→ MATERIAL PROVIDED
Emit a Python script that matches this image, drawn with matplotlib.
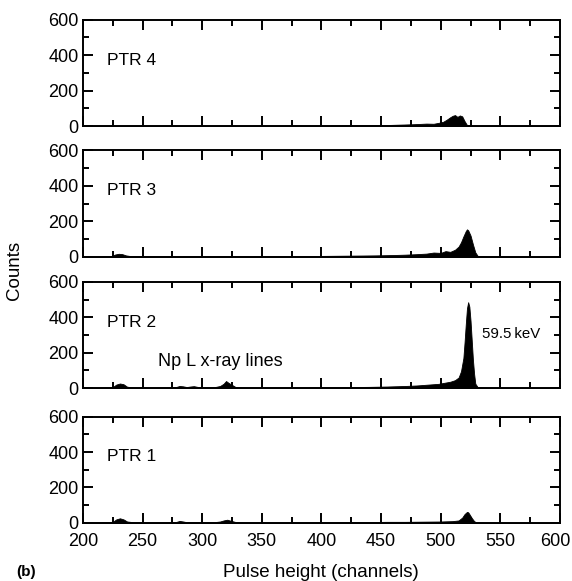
import matplotlib
matplotlib.use("Agg")
import numpy as np
from matplotlib import pyplot as plt
from matplotlib.ticker import MultipleLocator
from matplotlib.transforms import ScaledTranslation

plt.rcParams['font.family'] = ['Liberation Sans', 'DejaVu Sans']

# spectra: channel -> counts
ptr4_ch = [200, 215, 230, 245, 260, 275, 290, 305, 320, 335, 350, 365, 380, 395, 410, 425,
           440, 455, 465, 475, 482, 488, 494, 498, 502, 505, 508, 510, 512, 514, 516, 518,
           520, 522, 525, 540, 560, 580, 600]
ptr4_ct = [2, 3, 2, 3, 2, 3, 2, 3, 3, 2, 3, 3, 4, 3, 4, 5,
           6, 6, 8, 10, 12, 14, 13, 18, 24, 36, 50, 58, 62, 52, 60, 55,
           28, 6, 2, 1, 1, 1, 1]

ptr3_ch = [200, 215, 224, 227, 230, 233, 236, 240, 250, 265, 280, 295, 310, 325, 340, 355,
           370, 385, 400, 415, 430, 445, 460, 470, 480, 488, 494, 500, 504, 508, 512, 515,
           517, 519, 521, 522, 523, 525, 527, 529, 531, 540, 560, 580, 600]
ptr3_ct = [3, 3, 5, 13, 17, 15, 8, 4, 3, 4, 3, 4, 3, 5, 3, 4,
           4, 5, 5, 6, 7, 8, 10, 12, 15, 18, 24, 22, 32, 28, 40, 58,
           82, 115, 145, 155, 150, 120, 70, 25, 5, 2, 1, 1, 1]

ptr2_ch = [200, 215, 225, 228, 231, 234, 237, 242, 255, 270, 278, 281, 284, 287, 290, 293,
           296, 300, 310, 315, 318, 320, 322, 325, 328, 335, 350, 365, 380, 395, 410, 425,
           440, 455, 470, 480, 490, 498, 503, 508, 512, 515, 517, 519, 520, 521, 522, 523,
           524, 525, 526, 527, 528, 529, 531, 540, 560, 580, 600]
ptr2_ct = [3, 4, 6, 20, 26, 22, 8, 4, 3, 4, 6, 12, 10, 6, 9, 11,
           7, 4, 5, 12, 25, 40, 30, 18, 6, 4, 3, 4, 4, 5, 5, 6,
           7, 9, 12, 15, 20, 24, 30, 36, 45, 60, 95, 170, 260, 360, 450, 485,
           460, 380, 270, 160, 80, 25, 5, 2, 1, 1, 1]

ptr1_ch = [200, 215, 225, 228, 231, 234, 237, 242, 255, 270, 278, 281, 284, 287, 292, 300,
           310, 315, 318, 321, 324, 328, 335, 350, 365, 380, 395, 410, 425, 440, 455, 470,
           485, 500, 510, 515, 518, 520, 522, 523, 524, 526, 528, 530, 540, 560, 580, 600]
ptr1_ct = [3, 4, 6, 20, 26, 20, 8, 4, 3, 3, 5, 11, 8, 4, 5, 3,
           4, 8, 14, 18, 12, 5, 3, 3, 3, 3, 4, 4, 5, 5, 6, 6,
           7, 8, 10, 14, 30, 50, 62, 60, 50, 28, 10, 2, 1, 1, 1, 1]

spectra = [("PTR 4", ptr4_ch, ptr4_ct),
           ("PTR 3", ptr3_ch, ptr3_ct),
           ("PTR 2", ptr2_ch, ptr2_ct),
           ("PTR 1", ptr1_ch, ptr1_ct)]

x_ticks = [200, 250, 300, 350, 400, 450, 500, 550, 600]
y_ticks = [0, 200, 400, 600]

fig = plt.figure(figsize=(5.72, 5.81), dpi=100)

bottoms = [0.783, 0.558, 0.332, 0.100]
axes = []
for (name, ch, ct), b in zip(spectra, bottoms):
    ax = fig.add_axes([0.145, b, 0.834, 0.183])
    ax.fill_between(ch, 0, ct, color='black', linewidth=0.6, edgecolor='black')
    ax.set_xlim(200, 600)
    ax.set_ylim(0, 600)
    ax.set_xticks(x_ticks)
    ax.set_yticks(y_ticks)
    ax.xaxis.set_minor_locator(MultipleLocator(25))
    ax.yaxis.set_minor_locator(MultipleLocator(100))
    ax.tick_params(which='both', direction='in', top=True, right=True,
                   width=1.4, labelsize=13, pad=3)
    ax.tick_params(axis='x', which='both', pad=7)
    ax.tick_params(which='major', length=7)
    ax.tick_params(which='minor', length=4)
    for s in ax.spines.values():
        s.set_linewidth(1.4)
    ax.text(220, 372, name, fontsize=12.5, va='center', ha='left')
    if b != bottoms[-1]:
        ax.tick_params(labelbottom=False)
    axes.append(ax)

# keep the last x label inside the figure
last = axes[-1].xaxis.get_major_ticks()[-1].label1
last.set_transform(last.get_transform() + ScaledTranslation(-0.05, 0, fig.dpi_scale_trans))

axes[2].text(263, 150, "Np L x-ray lines", fontsize=13, va='center', ha='left')
axes[2].text(535, 303, "59.5\u2009keV", fontsize=10.8, va='center', ha='left')

fig.text(0.026, 0.534, "Counts", rotation=90, fontsize=13.5, va='center', ha='center')
fig.text(0.561, 0.0, "Pulse height (channels)", fontsize=13.5, va='bottom', ha='center')
fig.text(0.028, 0.004, "(b)", fontsize=11, fontweight='bold', va='bottom', ha='left')

fig.savefig("out.png", dpi=100)
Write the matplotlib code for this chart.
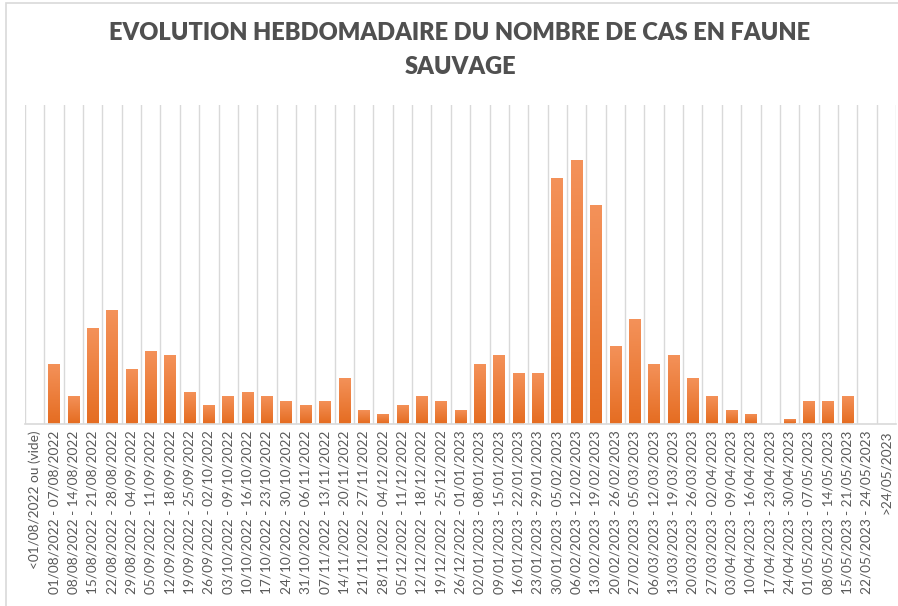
import numpy as np
import matplotlib
matplotlib.use("Agg")
import matplotlib.pyplot as plt
from matplotlib.colors import LinearSegmentedColormap
from matplotlib.patches import Rectangle

plt.rcParams["font.family"] = ["Lato", "DejaVu Sans"]

weeks = ["<01/08/2022 ou (vide)",
         "01/08/2022 - 07/08/2022", "08/08/2022 - 14/08/2022", "15/08/2022 - 21/08/2022",
         "22/08/2022 - 28/08/2022", "29/08/2022 - 04/09/2022", "05/09/2022 - 11/09/2022",
         "12/09/2022 - 18/09/2022", "19/09/2022 - 25/09/2022", "26/09/2022 - 02/10/2022",
         "03/10/2022 - 09/10/2022", "10/10/2022 - 16/10/2022", "17/10/2022 - 23/10/2022",
         "24/10/2022 - 30/10/2022", "31/10/2022 - 06/11/2022", "07/11/2022 - 13/11/2022",
         "14/11/2022 - 20/11/2022", "21/11/2022 - 27/11/2022", "28/11/2022 - 04/12/2022",
         "05/12/2022 - 11/12/2022", "12/12/2022 - 18/12/2022", "19/12/2022 - 25/12/2022",
         "26/12/2022 - 01/01/2023", "02/01/2023 - 08/01/2023", "09/01/2023 - 15/01/2023",
         "16/01/2023 - 22/01/2023", "23/01/2023 - 29/01/2023", "30/01/2023 - 05/02/2023",
         "06/02/2023 - 12/02/2023", "13/02/2023 - 19/02/2023", "20/02/2023 - 26/02/2023",
         "27/02/2023 - 05/03/2023", "06/03/2023 - 12/03/2023", "13/03/2023 - 19/03/2023",
         "20/03/2023 - 26/03/2023", "27/03/2023 - 02/04/2023", "03/04/2023 - 09/04/2023",
         "10/04/2023 - 16/04/2023", "17/04/2023 - 23/04/2023", "24/04/2023 - 30/04/2023",
         "01/05/2023 - 07/05/2023", "08/05/2023 - 14/05/2023", "15/05/2023 - 21/05/2023",
         "22/05/2023 - 24/05/2023", ">24/05/2023"]

cases = [0, 13, 6, 21, 25, 12, 16, 15, 7, 4, 6, 7, 6, 5, 4, 5, 10, 3, 2, 4, 6, 5, 3,
         13, 15, 11, 11, 54, 58, 48, 17, 23, 13, 15, 10, 6, 3, 2, 0, 1, 5, 5, 6, 0, 0]

W, H = 898, 606
fig = plt.figure(figsize=(W/100, H/100), dpi=100)
fig.patch.set_facecolor("white")

# chart frame (Excel style)
fig.patches.append(Rectangle((6/W, -0.1), 1.1, 1 - 3/H + 0.1, transform=fig.transFigure,
                             fill=False, ec="#d9d9d9", lw=1.2))

ax = fig.add_axes([25/W, 1 - 423.5/H, (896-25)/W, (423.5-105)/H])
x = np.arange(len(weeks))

# vertical gridlines between categories
for b in np.arange(-0.5, len(weeks), 1):
    ax.axvline(b, color="#d9d9d9", lw=1, zorder=0)

cmap = LinearSegmentedColormap.from_list("org", ["#e56d22", "#f4925a"])
grad = np.linspace(0, 1, 256).reshape(-1, 1)
bars = ax.bar(x, cases, width=0.6, color="#ed7d31", zorder=2)
for bar in bars:
    h = bar.get_height()
    if h <= 0:
        continue
    x0 = bar.get_x()
    im = ax.imshow(grad, cmap=cmap, origin="lower", aspect="auto",
                   extent=(x0, x0 + bar.get_width(), 0, h), zorder=3)
    im.set_clip_path(bar)
ax.set_xlim(-0.5, len(weeks) - 0.5)
ax.set_ylim(0, 70)

for s in ["top", "right", "left"]:
    ax.spines[s].set_visible(False)
ax.spines["bottom"].set_color("#d9d9d9")
ax.spines["bottom"].set_linewidth(1.2)
ax.set_yticks([])
ax.set_xticks(x)
ax.set_xticklabels(weeks, rotation=90, fontsize=9.8, color="#595959")
ax.tick_params(axis="x", length=0, pad=5)

fig.text(460/W, 1 - 33/H, "EVOLUTION HEBDOMADAIRE DU NOMBRE DE CAS EN FAUNE",
         ha="center", va="center", fontsize=17, fontweight="heavy", color="#505050")
fig.text(460/W, 1 - 67/H, "SAUVAGE",
         ha="center", va="center", fontsize=17, fontweight="heavy", color="#505050")

fig.savefig("out.png", dpi=100, facecolor="white")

→ TO BE DONE
Look through the material above and pick out each line holding the word "this".

→ FULL SOLUTION
Emit a Python script that matches this image, drawn with matplotlib.
Write the matplotlib code for this chart.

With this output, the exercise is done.